In the bitterly partisan climate of contemporary America, Stockman is
refreshingly non-partisan as he slams with equal virulence politicians of both
major parties. He despises Richard Nixon for destroying sound money with his
1971 decision. He holds George W. Bush in even lower regard for accelerating
the fiscal doomsday clock by embracing big government, costly military
entanglements and lower taxes for rich people all at the same time. Democrats
Jimmy Carter and Bill Clinton actually get off with a lighter touch, since
Stockman credits them with at least a modicum of respect for fiscal prudence.
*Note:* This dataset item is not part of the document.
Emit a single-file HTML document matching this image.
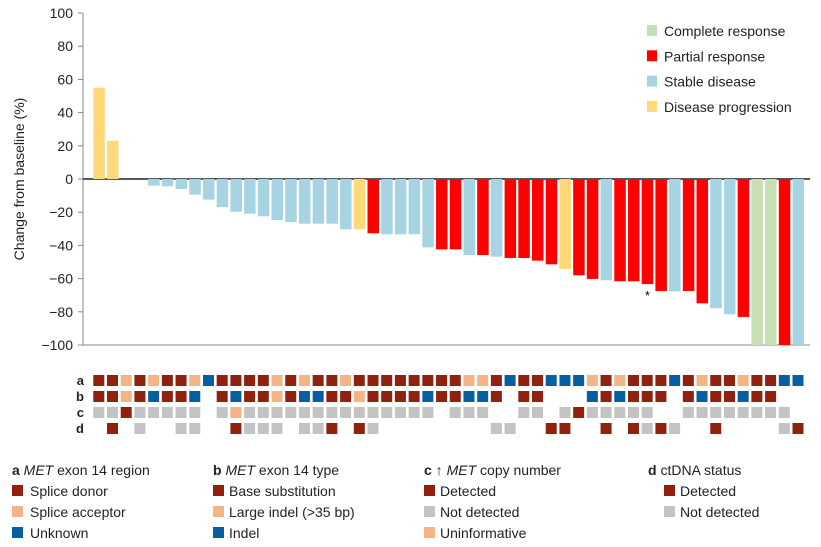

Barak Obama, however, is another story altogether, as he has doubled down with
the hated Keynesian poison since the day he came into office.
There are, in my
judgment, stylistic problems with Stockman's writing. He's shrill and grossly
repetitive, and he probably could have covered the ground nicely in this book
in half of its 712 pages. He writes in the
rolling cadences of an angry prophet, and he at times allows passion to outrun
his logic. This book is full of facts and figures, but apparently not wanting
footnotes to slow him down, Stockman provides not a single one.
Still, I've
learned to trust him, and I find most of his case compelling, despite his
exaggerations, his unwillingness to see much good or wisdom in anyone, or his
inability to offer practical solutions to the problem he describes. His last
chapter is entitled "Sundown In America", which strikes me as far too
peaceful a metaphor for the explosive picture he paints in this book.